電通の役割については、前回のブログでも紹介したが、今回の山田氏の説明は、『「AMSは電通スポーツ局の業務を請け負う実質的な代理店」という。汚職体質に染まる競技団体の役員と、直接に取引すると事件になる恐れがある。間に一枚噛ます、それがAMSの役割』、『電通とディアク父子は、AMS・タンという緩衝材を挟んでつながっていた』、とクリアーである。なかなか上手く仕組んだものである。『国際陸連・ディアク氏と電通のパイプは20年以上前から』とのことであれば、電通が疑惑の中核に位置していることは確かなようだ。

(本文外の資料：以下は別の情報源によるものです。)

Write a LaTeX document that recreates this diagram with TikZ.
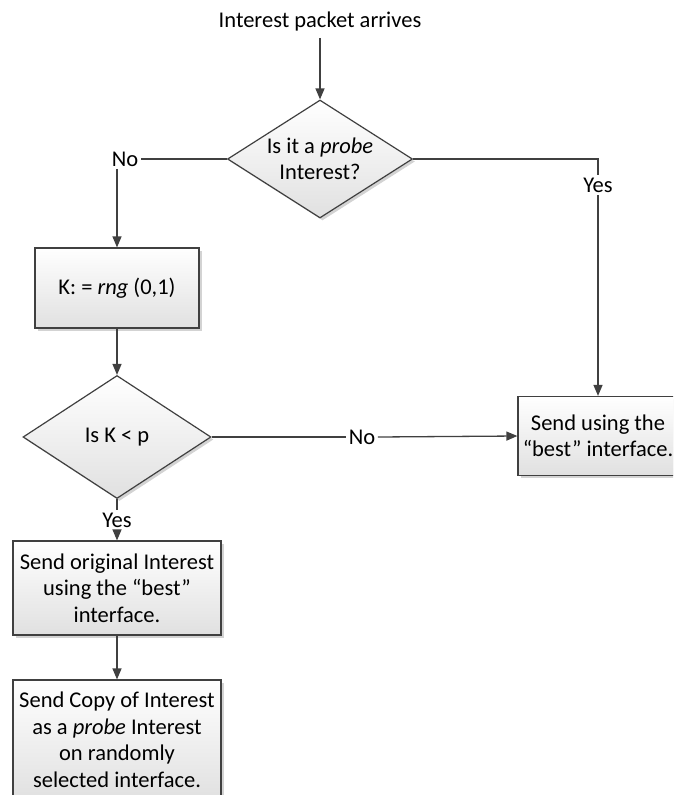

日刊ゲンダイが伝える、JOCの第三者委員会の調査結果報告のまさかの“期限延長の背後に、参院選への影響を考慮した官邸があるとのことらしいが、官邸は参院選を控えて「不都合な真実」にはとにかく蓋をしまくっているようだ。GPIFの運用損失隠しも然りである。ただ、参院選後には東京都知事選挙も控えているので、さらに延長ということにでもなるのだろうか。
現代ビジネスが指摘する『招致委員会がパパマッサタ氏の会社にカネを支払った名目は、「コンサルタント料」だったはず。これが本当にパパマッサタ氏の時計購入のために使われていたとすれば、それは明らかに裏金であり、賄賂である』、はその通りだろう。シンガポールの送金先も実態がないのは、日本のテレビ番組でもやっていた通りだ。
招致裏金疑惑が、舛添バッシングのすさまじい報道の嵐に隠れ、最近は殆ど報道されなくなった。招致裏金疑惑を隠すために、舛添問題に火をつけたといった類の「陰謀論」に立つつもりは全くないが、事件の影響の潜在的な大きなという点では、招致裏金疑惑の方が上なのではなかろうか。無論、マスコミの取上げ易さという点では舛添問題が上であるのは事実だが。
いずれにせよ、当面は、JOCの第三者委員会の調査結果報告、フランス検察当局の動向に注目したい。